Each review paper provides a call for more holistic, interdisciplinary analysis of various aspects of corporate governance research that urge consideration of the multiple dimensions of corporate governance across a wide range of countries. Traditional corporate governance research has been rooted in the economics and finance fields, and it has its origins in the organizational economics tradition. Coase (1937) was among the first researchers who noted that market exchanges are associated with transaction costs and that the firm would emerge if the costs of organizing these exchanges within an internal hierarchy were lower. Subsequent work by Williamson (1975, 1985) and Klein, Crawford and Alchian (1978) focused on how transactions differ in terms of attributes, such as asset specificity, uncertainty, and frequency. Strange, Filatotchev, Wright and Buck (2009) argue that the transactions cost perspective rests on three behavioral assumptions, namely bounded rationality, opportunism, and risk neutrality, and the parties to a transaction will choose a governance structure that minimizes the expected combined production and transaction costs. A second organizational economics perspective, namely agency theory, uses a number of similar assumptions to transaction cost thinking, but it develops important behavioral arguments by suggesting potential goal incongruence among managers and shareholders and an associated threat of managerial opportunism that may have a negative impact on performance (Jensen and Meckling, 1976; Jensen, 1993).
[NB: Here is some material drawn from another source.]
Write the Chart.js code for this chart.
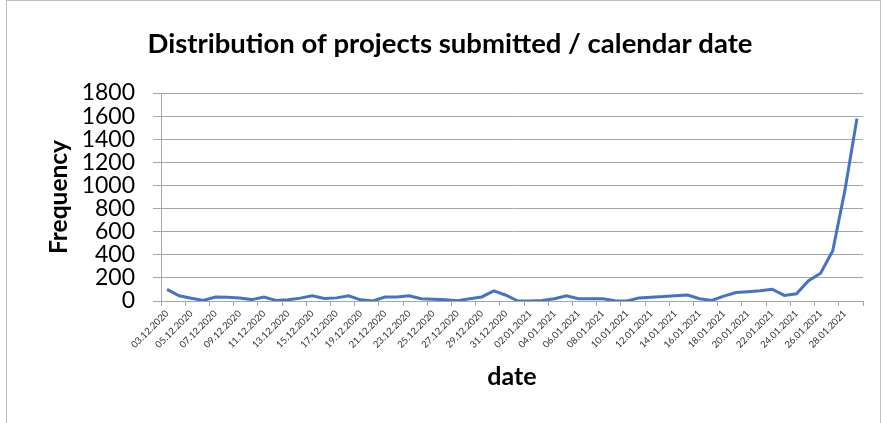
<!DOCTYPE html>
<html>
<head>
<meta charset="utf-8">
<script src="https://cdn.jsdelivr.net/npm/chart.js@4"></script>
<style>
  html, body { margin: 0; padding: 0; background: #ffffff; }
  #wrap { position: relative; width: 882px; height: 423px; overflow: hidden; }
  #frame { position: absolute; left: 6px; top: 0px; width: 875px; height: 440px; border: 1px solid #bfbfbf; box-sizing: border-box; }
  canvas { position: absolute; left: 0; top: 0; }
</style>
</head>
<body>
<div id="wrap">
  <div id="frame"></div>
  <canvas id="c" width="882" height="423"></canvas>
</div>
<script>
const categories = [
  "03.12.2020","04.12.2020","05.12.2020","06.12.2020","07.12.2020","08.12.2020","09.12.2020","10.12.2020",
  "11.12.2020","12.12.2020","13.12.2020","14.12.2020","15.12.2020","16.12.2020","17.12.2020","18.12.2020",
  "19.12.2020","20.12.2020","21.12.2020","22.12.2020","23.12.2020","24.12.2020","25.12.2020","26.12.2020",
  "27.12.2020","28.12.2020","29.12.2020","30.12.2020","31.12.2020","01.01.2021","02.01.2021","03.01.2021",
  "04.01.2021","05.01.2021","06.01.2021","07.01.2021","08.01.2021","09.01.2021","10.01.2021","11.01.2021",
  "12.01.2021","13.01.2021","14.01.2021","15.01.2021","16.01.2021","17.01.2021","18.01.2021","19.01.2021",
  "20.01.2021","21.01.2021","22.01.2021","23.01.2021","24.01.2021","25.01.2021","26.01.2021","27.01.2021",
  "28.01.2021","29.01.2021"
];
const frequency = [
  100, 45, 24, 5, 35, 32, 25, 12,
  35, 5, 10, 25, 45, 22, 27, 45,
  10, 0, 35, 35, 45, 20, 15, 10,
  2, 20, 35, 88, 50, 0, 0, 5,
  20, 45, 20, 20, 20, 3, 0, 27,
  33, 38, 46, 52, 20, 5, 42, 74,
  80, 88, 102, 48, 62, 175, 240, 435,
  955, 1580
];
const yTicks = [0, 200, 400, 600, 800, 1000, 1200, 1400, 1600, 1800];

const chartTitle = "Distribution of projects submitted / calendar date";
const xTitle = "date";
const yTitle = "Frequency";

const FONT = "Lato, 'Open Sans', sans-serif";
const GRID = "#a6a6a6";

new Chart(document.getElementById('c'), {
  type: 'line',
  data: {
    labels: categories,
    datasets: [{
      data: frequency,
      borderColor: '#4472C4',
      borderWidth: 3,
      pointRadius: 0,
      tension: 0,
      fill: false
    }]
  },
  options: {
    responsive: false,
    animation: false,
    layout: { padding: { left: 37, right: 19, top: 0, bottom: 0 } },
    plugins: {
      legend: { display: false },
      tooltip: { enabled: false },
      title: {
        display: true,
        text: chartTitle,
        color: '#000000',
        font: { family: FONT, size: 27.5, weight: 'bold' },
        padding: { top: 27.5, bottom: 32.5 }
      }
    },
    scales: {
      x: {
        type: 'category',
        offset: true,
        afterFit: (s) => { s.height = 122; },
        grid: {
          display: true,
          offset: true,
          drawOnChartArea: false,
          drawTicks: true,
          tickLength: 5,
          color: (c) => (c.index === undefined || c.index % 2 === 0) ? GRID : 'rgba(0,0,0,0)',
          lineWidth: 1
        },
        border: { display: true, color: GRID, width: 1 },
        ticks: {
          autoSkip: false,
          maxRotation: 45,
          minRotation: 45,
          padding: 2,
          color: '#333333',
          font: { family: FONT, size: 9.5 },
          callback: function (v, i) { return i % 2 === 0 ? categories[i] : ''; }
        },
        title: {
          display: true,
          text: xTitle,
          color: '#000000',
          font: { family: FONT, size: 25, weight: 'bold' },
          padding: { top: 0, bottom: 31 }
        }
      },
      y: {
        min: 0,
        max: 1800,
        afterFit: (s) => { s.width = 124; },
        afterBuildTicks: (s) => { s.ticks = yTicks.map(v => ({ value: v })); },
        grid: {
          color: GRID,
          lineWidth: 1,
          drawTicks: true,
          tickLength: 8
        },
        border: { display: true, color: GRID, width: 1 },
        ticks: {
          autoSkip: false,
          padding: 18,
          color: '#000000',
          font: { family: FONT, size: 23 },
          callback: (v) => String(v)
        },
        title: {
          display: true,
          text: yTitle,
          color: '#000000',
          font: { family: FONT, size: 24.5, weight: 'bold' },
          padding: { top: 7, bottom: 0 }
        }
      }
    }
  }
});
</script>
</body>
</html>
In contrast, the resource-based view (Wernerfelt 1984; Barney, 1991) is focused on explaining performance differentials between firms, even when presented with similar industry conditions. The objective of the firm is above-normal returns from the heterogeneous bundle of resources that it has at its disposal. These resources may form the basis of a sustainable competitive advantage if the rents can be protected from ex post dissipation by “isolating mechanisms” (Wernerfelt, 1984). As such, this perspective builds on different behavioral assumptions than the organizational economics traditions do and therein lies its power and potential.

Although there are clear differences in emphasis between these diverse theories, papers in this Special Issue offer a number of avenues where they can be used to develop a more holistic approach to corporate governance by combining their elements in an integrated framework. For example, more recent research on corporate boards is gradually developing an inter-disciplinary approach to the governance roles of board members. This research on the governance roles of the board in the broader social sciences field has focused on three main themes: the effects of board composition and structural parameters on business strategy and performance; relationships between board characteristics, such as diversity, external ties, etc., on the firm's competitiveness and performance; and links between board processes and organizational outcomes.

Another promising area for future research is associated with the integration of corporate governance research with institutional perspective (Strange et al., 2009). North (1981, 1990, 2007) discusses how national institutions (here broadly defined as the rules of the game in a society that structure incentives in human exchange) affect economic performance, and there are implications for how firm behavior is influenced by the environment in which it operates. Different societies create and support different institutions to facilitate business transactions; some institutions are more effective than others, and all tend to evolve over time. Although the vast majority of previous corporate governance studies are predominantly focused on organizational aspects in a single-country setting, future research should also focus on national systems or corporate governance and their interactions with firm-level governance factors. For example, some societies are characterized by “institutional voids” (Khanna and Palepu, 2000) which lead to the emergence of specialized organizational forms (e.g., business groups) to replace the missing market and regulatory institutions. Future studies therefore should look at how national institutions may affect the extent of agency conflicts, as well as the effectiveness of corporate governance practices designed to deal with these conflicts.

Strange et al. (2009) indicate that the corporate governance landscape is not static and new players emerge and gain prominence. Wright and colleagues in this Special Issue have discussed the governance roles of PE firms. SWFs represent another new type of international investor and which, because of their size, rapid growth and lack of transparency have raised concerns about their governance impact. Specifically concerns have arisen because of the argument that they may invest for strategic rather than economic reasons. Fotak, Bortolotti and Megginson (2008) examine investment patterns exhibited by SWFs in 620 equity investments and find that, contrary to perceptions, SWFs generally purchase minority stakes directly from target companies, and that SWFs are typically long-term investors who, because of both political pressures and size of holdings, are often unwilling to quickly unwind their positions. However, research is lacking on the effects of SWFs on the strategies of the firms in which they invest that may contribute to their performance change.

Strange et al. (2009) also suggest that hedge funds have also grown rapidly as international investors. They typically face less regulation than mutual funds and PE funds, although it has been suggested that hedge fund managers pursuing strategies with potentially more pronounced agency problems systematically select jurisdictions with less stringent regulations (Kahan and Rock, 2007; Cumming and Johan, 2008). Further research is necessary to understand the impact of foreign hedge funds on the strategies of firms in which they invest. Additional comparative research might consider differences in the behavior of hedge funds, PE funds, and SWFs.


Fifteen years ago, studies of corporate governance with an international emphasis were published only occasionally, and even then in a smaller pool of journal outlets. Governance has emerged to become a staple of academic research, and the international emphasis has blossomed in recent years. Concurrently, CGIR– in its 17th volume as of this writing – has also grown, in both scope and influence. As such, this seems an appropriate time to devote a Special Issue to reflection and reassessment. However, we do not plan to wait another 17 years for a follow-up review issue.

Given the value of the papers presented here, CGIR will now be soliciting “review” papers, in addition to our current portfolio of “conceptual” and “empirical” articles. To clarify for prospective authors, conceptual papers emphasize the development of new theory that addresses selective gaps in the previous literature, whereas review articles provide a comprehensive look at a stream of research and mainly identify gaps in the literature. While both types of analysis impact future research, conceptual studies break new ground for the future while review articles distill previous literature and highlight opportunities for future research. We hope that you find these review articles useful in framing your own research, and look forward to seeing your own review papers as submissions in the future.